# Task goal
Please reproduce exactly the lines between the line holding "Generate a component" and the line holding "ctx.fillText(xAxisTitle, area.right - 70, area.bottom", inclusive, leaving out any pictures.

# Data lines
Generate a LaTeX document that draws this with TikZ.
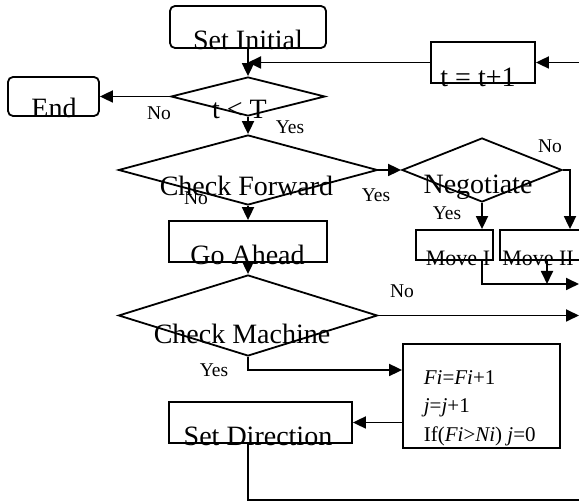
\documentclass[tikz,border=0pt]{standalone}
\usepackage{fontspec}
\setmainfont{Liberation Serif}
\usetikzlibrary{arrows.meta,shapes.geometric}

\def\colx{248}

\begin{document}
\begin{tikzpicture}[x=1pt,y=-1pt,
    line width=1.8pt,
    arrowtip/.style={
      -{Triangle[length=13pt,width=12pt]}
    },
    boxnode/.style={draw, rectangle, inner sep=0pt},
    roundbox/.style={boxnode, rounded corners=5pt},
    decision/.style={draw, diamond, inner sep=0pt},
    bigtext/.style={font=\fontsize{28}{30}\selectfont, anchor=base, inner sep=0pt},
    midtext/.style={font=\fontsize{22}{24}\selectfont, anchor=base, inner sep=0pt},
    anstext/.style={font=\fontsize{19.5}{21}\selectfont, anchor=base, inner sep=0pt},
    calctext/.style={font=\fontsize{21}{23}\selectfont, anchor=base west, inner sep=0pt}
  ]
    \useasboundingbox (0,0) rectangle (579,502);

    % shapes of the chart
    \node[roundbox, minimum width=156pt, minimum height=42pt] (init) at (\colx,27) {};
    \node[roundbox, minimum width=91pt, minimum height=39pt] (stop) at (53.5,96.5) {};
    \node[decision, minimum width=154pt, minimum height=39pt] (cond) at (\colx,96.5) {};
    \node[boxnode, minimum width=104pt, minimum height=41pt] (tinc) at (483,62.5) {};
    \node[decision, minimum width=259pt, minimum height=70pt] (fwd) at (\colx,170) {};
    \node[decision, minimum width=160pt, minimum height=64pt] (nego) at (482,170) {};
    \node[boxnode, minimum width=77pt, minimum height=30pt] (moveA) at (454.5,245) {};
    \node[boxnode, minimum width=140pt, minimum height=30pt] (moveB) at (570,245) {};
    \node[boxnode, minimum width=158pt, minimum height=41pt] (ahead) at (\colx,241.5) {};
    \node[decision, minimum width=259pt, minimum height=81pt] (mach) at (\colx,315.5) {};
    \node[boxnode, minimum width=157pt, minimum height=104pt] (calc) at (481.5,396) {};
    \node[boxnode, minimum width=183pt, minimum height=41pt] (setdir) at (260.5,422.5) {};

    % loose ends on the right
    \coordinate (loopin) at (579,62.5);
    \coordinate (outA) at (579,284);
    \coordinate (outB) at (579,315.5);
    \coordinate (outC) at (579,500);

    % connectors
    \draw[arrowtip] (init.south) -- (cond.north);
    \draw[arrowtip] (loopin) -- (tinc.east);
    \draw[arrowtip] (tinc.west) -- (tinc.west -| init.south);
    \draw[arrowtip] (cond.west) -- (stop.east);
    \draw[arrowtip] (cond.south) -- (fwd.north);
    \draw[arrowtip] (fwd.east) -- (nego.west);
    \draw[arrowtip] (fwd.south) -- (ahead.north);
    \draw[arrowtip] (ahead.south) -- (mach.north);
    \draw[arrowtip] (nego.south) -- (nego.south |- moveA.north);
    \draw[arrowtip] (nego.east) -| (moveB.north);
    \draw[arrowtip] (nego.south |- moveA.south) |- (outA);
    \draw[arrowtip] ([xshift=-23pt]moveB.south) -- ([xshift=-23pt]moveB.south |- outA);
    \draw[arrowtip] (mach.east) -- (outB);
    \draw[arrowtip] (mach.south) |- ([yshift=26pt]calc.west);
    \draw[arrowtip] (calc.west |- setdir.east) -- (setdir.east);
    \draw (setdir.south -| mach.south) |- (outC);

    % texts, set low in their shapes
    \foreach \x / \y / \txt [count=\i] in {
      248/50/Set Initial, 54/118/End, 239.5/119/{t < T}, 478/87/{t = t+1},
      246.5/196/Check Forward, 478/194/Negotiate, 247.5/265/Go Ahead,
      242/344/Check Machine, 258/446/Set Direction} {
      \node[bigtext] (name\i) at (\x,\y) {\txt};
    }
    \node[midtext] (moveAtxt) at (458,266) {Move I};
    \node[midtext] (moveBtxt) at (538,266) {Move II};

    \foreach \x / \y / \ans [count=\i] in {
      159/120/No, 290/134/Yes, 376/202/Yes, 196/205/No,
      550/153/No, 447/220/Yes, 402/298/No, 214/377/Yes} {
      \node[anstext] (ans\i) at (\x,\y) {\ans};
    }

    \foreach \y / \txt [count=\i] in {
      385/{\textit{Fi}=\textit{Fi}+1},
      413/{\textit{j}=\textit{j}+1},
      442/{If(\textit{Fi}>\textit{Ni}) \textit{j}=0}} {
      \node[calctext] (rule\i) at (423,\y) {\txt};
    }
  \end{tikzpicture}
\end{document}
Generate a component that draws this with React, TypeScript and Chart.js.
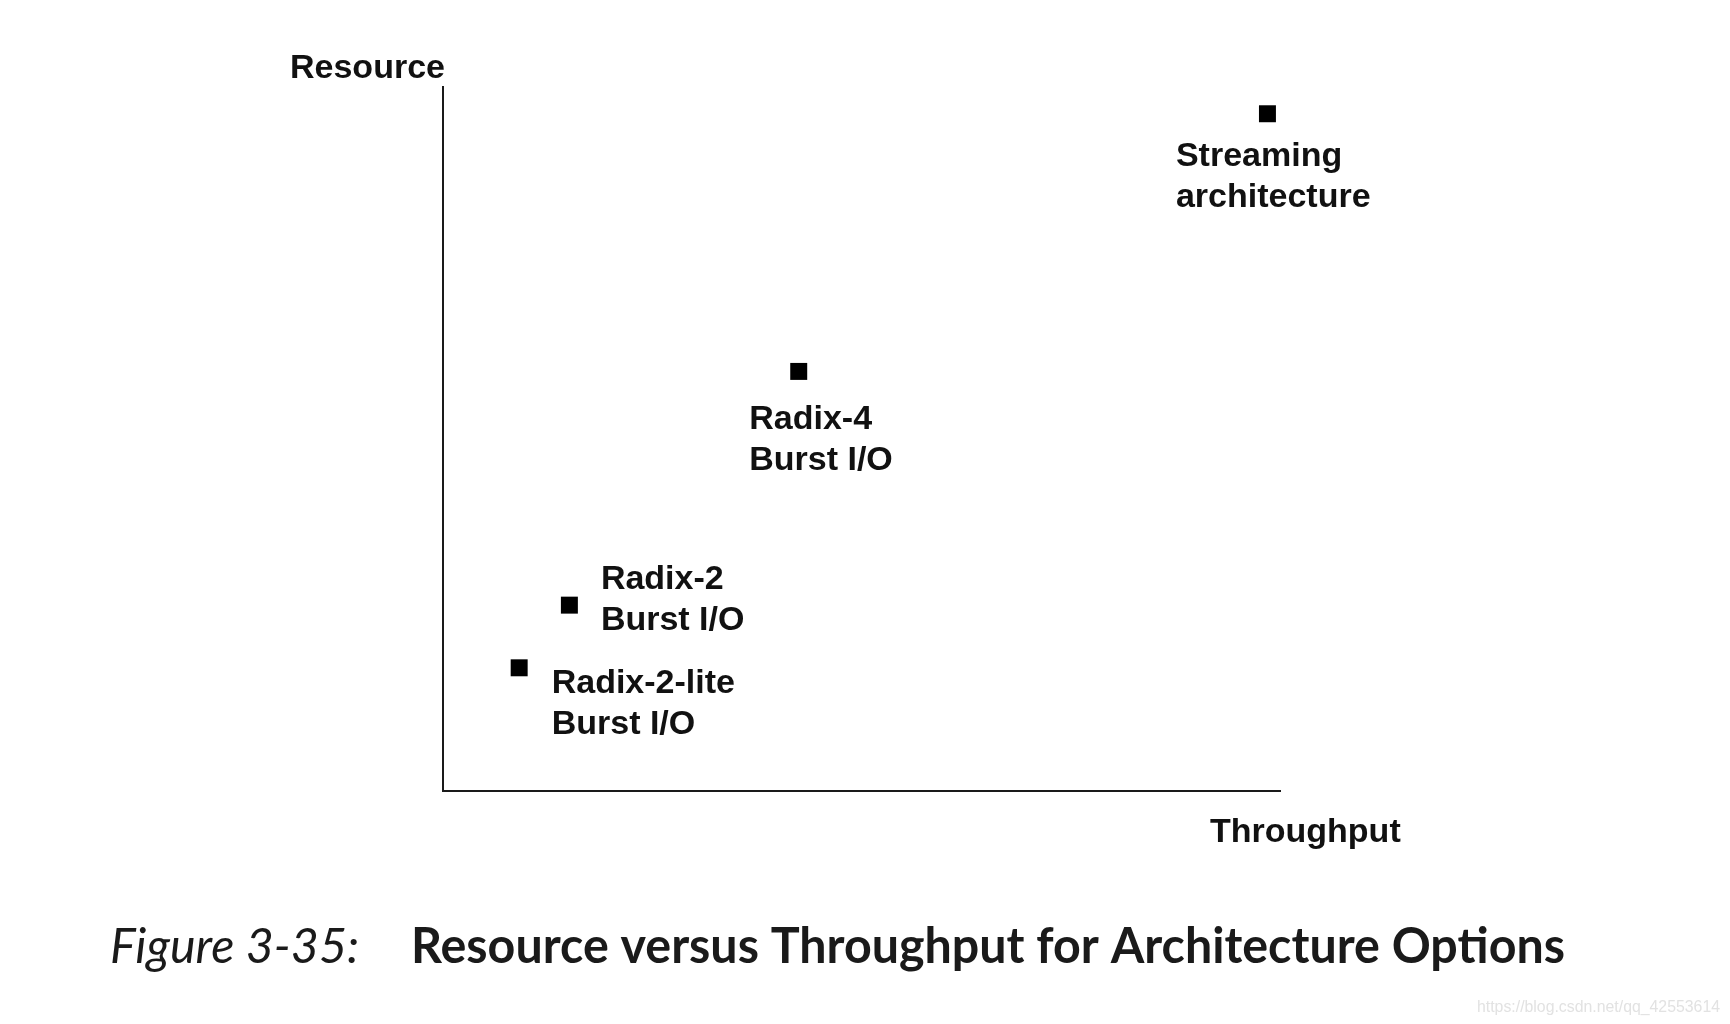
import React, { useEffect, useRef } from "react";
import { Chart, registerables } from "chart.js";

Chart.register(...registerables);

// ---- Data ----
const architectures: string[][] = [
  ["Streaming", "architecture"],
  ["Radix-4", "Burst I/O"],
  ["Radix-2", "Burst I/O"],
  ["Radix-2-lite", "Burst I/O"],
];
const throughputValues: number[] = [98.5, 42.5, 15.1, 9.1];
const resourceValues: number[] = [96.2, 59.6, 26.4, 17.5];

const yAxisTitle = "Resource";
const xAxisTitle = "Throughput";
const captionLabel = "Figure 3-35:";
const captionTitle = "Resource versus Throughput for Architecture Options";
const watermarkText = "https://blog.csdn.net/qq_42553614";

// label placement relative to each marker (dx to text left, dy to first baseline)
const LABEL_OFFSETS: [number, number][] = [
  [-91.5, 52.5],
  [-49.5, 57.5],
  [31.5, -16],
  [32.5, 25.5],
];

const LABEL_FONT = "bold 34px 'Liberation Sans', Arial, sans-serif";
const LINE_GAP = 41;

const annotationPlugin = {
  id: "figureAnnotations",
  afterDraw(chart: any) {
    const ctx: CanvasRenderingContext2D = chart.ctx;
    const area = chart.chartArea;
    const meta = chart.getDatasetMeta(0);
    ctx.save();
    ctx.fillStyle = "#111";
    ctx.textAlign = "left";
    ctx.textBaseline = "alphabetic";
    ctx.font = LABEL_FONT;

    // point labels
    meta.data.forEach((pt: any, i: number) => {
      const [dx, dy] = LABEL_OFFSETS[i];
      architectures[i].forEach((line, j) => {
        ctx.fillText(line, pt.x + dx, pt.y + dy + j * LINE_GAP);
      });
    });

    // axis titles
    ctx.fillText(yAxisTitle, area.left - 153, area.top - 9);
    ctx.fillText(xAxisTitle, area.right - 70, area.bottom + 51);

    // caption
    ctx.fillStyle = "#1a1a1a";
    ctx.font = "italic 49px Lato, 'Open Sans', sans-serif";
    ctx.fillText(captionLabel, 110, 963, 249);
    ctx.font = "bold 49px Lato, 'Open Sans', sans-serif";
    ctx.fillText(captionTitle, 411, 963, 1154);

    // watermark
    ctx.fillStyle = "#e2e2e2";
    ctx.font = "16px 'Liberation Sans', Arial, sans-serif";
    ctx.fillText(watermarkText, 1477, 1012, 243);
    ctx.restore();
  },
};

export default function App() {
  const canvasRef = useRef<HTMLCanvasElement | null>(null);

  useEffect(() => {
    if (!canvasRef.current) return;
    const chart = new Chart(canvasRef.current, {
      type: "scatter",
      data: {
        datasets: [
          {
            label: "Architectures",
            data: throughputValues.map((x, i) => ({ x, y: resourceValues[i] })),
            pointStyle: "rect",
            pointRadius: 12,
            pointHoverRadius: 12,
            pointBorderWidth: 0,
            backgroundColor: "#000",
            borderColor: "#000",
            clip: false as any,
          },
        ],
      },
      options: {
        responsive: false,
        animation: false,
        events: [],
        layout: { padding: { left: 443, right: 450, top: 87, bottom: 233 } },
        plugins: {
          legend: { display: false },
          tooltip: { enabled: false },
          title: { display: false },
        },
        scales: {
          x: {
            type: "linear",
            min: 0,
            max: 100,
            grid: { display: false, drawTicks: false },
            ticks: { display: false },
            border: { display: true, color: "#1a1a1a", width: 2 },
            afterFit: (s: any) => {
              s.height = 0;
            },
          },
          y: {
            type: "linear",
            min: 0,
            max: 100,
            grid: { display: false, drawTicks: false },
            ticks: { display: false },
            border: { display: true, color: "#1a1a1a", width: 2 },
            afterFit: (s: any) => {
              s.width = 0;
            },
          },
        },
      },
      plugins: [annotationPlugin],
    });
    return () => chart.destroy();
  }, []);

  return (
    <div
      style={{
        position: "absolute",
        left: 0,
        top: 0,
        width: 1730,
        height: 1024,
        background: "#fff",
      }}
    >
      <canvas ref={canvasRef} width={1730} height={1024} />
    </div>
  );
}
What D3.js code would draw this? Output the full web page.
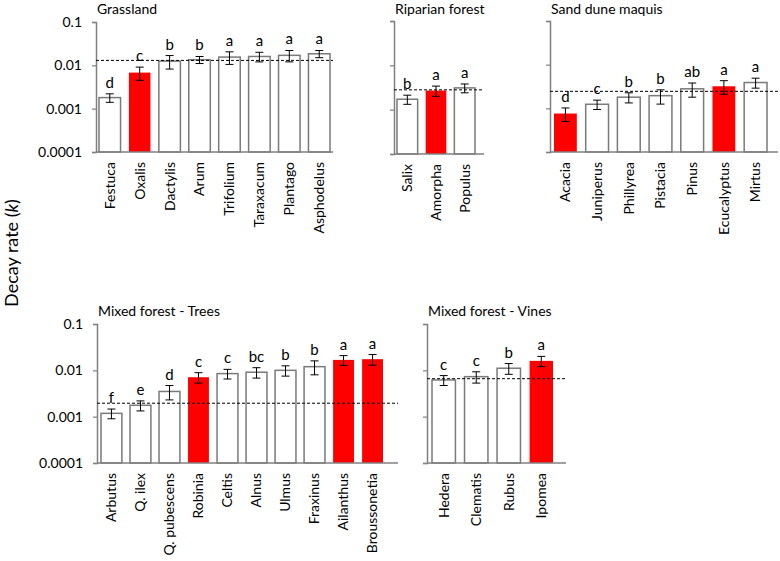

# Result of the task
Generate a component that draws this with React, TypeScript and Chart.js.
import React, { useEffect, useRef } from "react";
import { Chart, registerables } from "chart.js";

Chart.register(...registerables);

// ---- Data ----
const architectures: string[][] = [
  ["Streaming", "architecture"],
  ["Radix-4", "Burst I/O"],
  ["Radix-2", "Burst I/O"],
  ["Radix-2-lite", "Burst I/O"],
];
const throughputValues: number[] = [98.5, 42.5, 15.1, 9.1];
const resourceValues: number[] = [96.2, 59.6, 26.4, 17.5];

const yAxisTitle = "Resource";
const xAxisTitle = "Throughput";
const captionLabel = "Figure 3-35:";
const captionTitle = "Resource versus Throughput for Architecture Options";
const watermarkText = "https://blog.csdn.net/qq_42553614";

// label placement relative to each marker (dx to text left, dy to first baseline)
const LABEL_OFFSETS: [number, number][] = [
  [-91.5, 52.5],
  [-49.5, 57.5],
  [31.5, -16],
  [32.5, 25.5],
];

const LABEL_FONT = "bold 34px 'Liberation Sans', Arial, sans-serif";
const LINE_GAP = 41;

const annotationPlugin = {
  id: "figureAnnotations",
  afterDraw(chart: any) {
    const ctx: CanvasRenderingContext2D = chart.ctx;
    const area = chart.chartArea;
    const meta = chart.getDatasetMeta(0);
    ctx.save();
    ctx.fillStyle = "#111";
    ctx.textAlign = "left";
    ctx.textBaseline = "alphabetic";
    ctx.font = LABEL_FONT;

    // point labels
    meta.data.forEach((pt: any, i: number) => {
      const [dx, dy] = LABEL_OFFSETS[i];
      architectures[i].forEach((line, j) => {
        ctx.fillText(line, pt.x + dx, pt.y + dy + j * LINE_GAP);
      });
    });

    // axis titles
    ctx.fillText(yAxisTitle, area.left - 153, area.top - 9);
    ctx.fillText(xAxisTitle, area.right - 70, area.bottom + 51);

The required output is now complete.